Con el 8% de población mundial, los ñamericanos somos el 15% de los emigrados del planeta: migramos el doble que el promedio. 12 millones de mexicanos nativos viven —legales o ilegales— del otro lado del río Grande; México es, tras la India —que tiene 10 veces más habitantes— el país con más fugitivos. Y Colombia, Guatemala, El Salvador, Honduras, Cuba, República Dominicana, Ecuador, Perú tienen más de un millón cada uno en Estados Unidos.
Muchos están en California, Texas, Nuevo México, Illinois, Florida, Nueva York. Tres de cada cuatro trabajadoras domésticas —limpiar, lavar, cocinar, cuidar chicos y viejos— en Norteamérica son ñamericanas. Suelen ser ilegales, como tantos albañiles, cosecheros, cuidanderos, basureros, cocineros, mano de obra variada y barata. Al “mercado” le conviene que cantidad de inmigrantes sigan siendo ilegales: les pagan mucho menos y se ahorran contratos, cargas sociales, obligaciones varias. A cambio, muchos ilegales no pagan impuestos; el Estado más poderoso del mundo se hace el tonto para beneficio de algunos de sus súbditos: los que explotan ese trabajo irregular.

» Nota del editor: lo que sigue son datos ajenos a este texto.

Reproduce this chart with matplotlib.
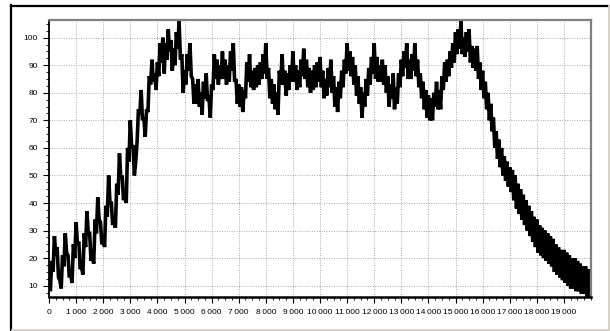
import matplotlib
matplotlib.use("Agg")
import matplotlib.pyplot as plt
from matplotlib.ticker import MultipleLocator, FuncFormatter
from matplotlib.lines import Line2D
import numpy as np

# Trace values sampled every 50 units of x (0 .. 20000)
step = 50
values = [
    # 0 - 3000
    14, 8, 19, 15, 28, 21, 24, 13, 12, 9, 21, 17, 29, 22, 21, 13, 14, 11, 25, 20,
    33, 25, 26, 16, 17, 14, 29, 24, 37, 29, 29, 19, 21, 18, 34, 29, 42, 34, 33, 25,
    28, 24, 39, 35, 50, 40, 40, 32, 35, 31, 47, 43, 58, 49, 50, 41, 44, 40, 60, 55,
    # 3000 - 5000
    70, 60, 61, 50, 55, 62, 74, 72, 81, 70, 71, 64, 74, 73, 86, 83, 92, 84, 87, 81,
    91, 86, 98, 91, 100, 87, 98, 92, 103, 95, 99, 88, 96, 90, 102, 96, 106, 92, 94, 80,
    # 5000 - 9400
    88, 83, 94, 88, 98, 86, 85, 76, 83, 76, 85, 75, 80, 72, 84, 78, 87, 77, 79, 71,
    83, 81, 94, 85, 92, 83, 90, 85, 95, 85, 92, 83, 90, 84, 95, 88, 98, 84, 85, 76,
    83, 75, 82, 73, 81, 78, 91, 84, 94, 82, 88, 81, 89, 82, 90, 83, 91, 85, 94, 87,
    98, 85, 89, 78, 85, 76, 83, 74, 80, 72, 88, 83, 94, 83, 88, 79, 87, 81, 90, 84,
    95, 84, 90, 81, 88, 82, 92, 86, 96,
    # 9450 - 15000
    85, 92, 82, 89, 80, 88, 81, 90, 82, 91, 84,
    93, 82, 88, 78, 85, 79, 89, 82, 92, 80, 86, 75, 82, 73, 84, 78, 88, 82, 92, 87,
    98, 88, 95, 86, 93, 83, 90, 79, 86, 76, 82, 71, 80, 75, 85, 79, 89, 83, 93, 87,
    98, 85, 93, 84, 90, 84, 92, 83, 90, 80, 86, 75, 83, 78, 87, 74, 82, 76, 87, 82,
    92, 86, 95, 89, 98, 85, 92, 85, 94, 88, 98, 86, 92, 82, 87, 78, 84, 74, 81, 71,
    79, 70, 78, 70, 80, 75, 84, 74, 81, 74, 86, 81, 91, 84, 92, 86, 95, 89, 98, 91,
    # 15000 - 17000
    102, 94, 103, 96, 106, 94, 100, 93, 102, 95, 103, 91, 97, 89, 96, 88, 97, 85, 91, 81,
    88, 78, 84, 74, 80, 70, 76, 66, 71, 60, 66, 56, 63, 53, 60, 50, 57, 48, 55, 46,
    # 17000 - 20000
    53, 44, 52, 41, 50, 38, 47, 36, 45, 34, 43, 32, 41, 30, 39, 28, 37, 26, 35, 24,
    34, 22, 32, 21, 31, 20, 30, 19, 29, 18, 28, 17, 27, 15, 25, 14, 24, 13, 23, 12,
    23, 11, 22, 10, 21, 9, 20, 9, 20, 8, 19, 8, 18, 7, 17, 7, 17, 6, 16, 6,
    12,
]
x_values = np.arange(len(values)) * step

x_ticks = list(range(0, 20000, 1000))
y_ticks = list(range(10, 101, 10))

plt.rcParams["font.family"] = ["Liberation Sans", "DejaVu Sans"]

W, H = 610, 331
fig = plt.figure(figsize=(W / 100, H / 100), dpi=100)
fig.patch.set_facecolor("white")

# outer 3D frame
fig.add_artist(Line2D([11 / W, 11 / W], [0, 1 - 5 / H], color="black", lw=1.6, transform=fig.transFigure))
fig.add_artist(Line2D([11 / W, 608 / W], [1 - 5.5 / H, 1 - 5.5 / H], color="black", lw=1.6, transform=fig.transFigure))
fig.add_artist(Line2D([609 / W, 609 / W], [0, 1 - 6 / H], color="#d4d0c8", lw=2, transform=fig.transFigure))
fig.add_artist(Line2D([12 / W, 1], [1.5 / H, 1.5 / H], color="#d4d0c8", lw=2, transform=fig.transFigure))

ax = fig.add_axes([49 / W, 1 - 297 / H, (591 - 49) / W, (297 - 20) / H])
ax.plot(x_values, values, color="black", lw=2.6, solid_joinstyle="miter")
ax.set_xlim(0, 20000)
ax.set_ylim(5.9, 106.4)

ax.set_xticks(x_ticks)
ax.set_yticks(y_ticks)
ax.xaxis.set_minor_locator(MultipleLocator(250))
ax.yaxis.set_minor_locator(MultipleLocator(2.5))
ax.xaxis.set_major_formatter(FuncFormatter(lambda v, p: f"{int(v):,}".replace(",", "\u2009")))
ax.tick_params(axis="both", which="major", length=4, width=0.8, labelsize=6, colors="black", pad=4)
ax.tick_params(axis="both", which="minor", length=2, width=0.6)
ax.tick_params(axis="x", which="major", pad=5)

ax.grid(True, which="major", color="#a8a8a8", linestyle=(0, (1, 1.5)), lw=0.7)
ax.set_axisbelow(True)

for s in ("top", "right"):
    ax.spines[s].set_color("#808080")
    ax.spines[s].set_linewidth(1.6)
ax.spines["left"].set_color("black")
ax.spines["left"].set_linewidth(1.3)
ax.spines["bottom"].set_color("black")
ax.spines["bottom"].set_linewidth(1.8)

fig.savefig("out.png", dpi=100, facecolor="white")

Esos migrantes sirven a la sociedad norteamericana para aguantar esos trabajos desdeñados, por supuesto, pero también para encarnar el mal y ponerlo en un lugar ajeno, algo que —casi— todas las sociedades se empeñan en hacer. Los judíos —o negros o árabes o parias o charnegos o bad hombres— son un insumo básico de cualquier país con ciertas ínfulas: un grupo a quien echarle culpas, esos malos que, por oposición, te permiten sentir que estás del lado de los buenos. La manera más fácil, más estúpida de formar un nosotros.
Mientras tanto, esos héroes individuales, individualistas, producen otra paradoja. Su pérdida de confianza en sus países beneficia tanto a sus países: sus remesas —el dinero que mandan a sus familiares— mantienen a millones. En 2021, la región recibió de sus emigrantes, dice el Banco Mundial, unos 120.000 millones de dólares. Los mexicanos mandaron a su país 54.000 millones: casi el doble, por ejemplo, que las exportaciones de petróleo. En El Salvador, los 7.500 millones de remesas son más de un cuarto del producto bruto y las proporciones son parecidas en Guatemala —15.400 millones— o en Honduras —7.200 millones—: países cuya principal actividad económica es la exportación de personas, bajo su forma de mano de obra. Los pobres que no encontraron su lugar son, cada vez más, los parias salvadores de sus patrias.
Para eso soportan vidas que no eran las suyas, que pocos desearían —y las soportan, en general, en castellano en un país que no hablaba castellano—. Que ahora lo hable más es la medida de nuestro fracaso. Cuando los estadounidenses hablen tanto —o tan poco— castellano como francés, alemán, chino, entonces sí tendremos de qué felicitarnos. Mientras tanto, señoras y señores, les recomiendo hacerse los tontos, que les sale tan bien.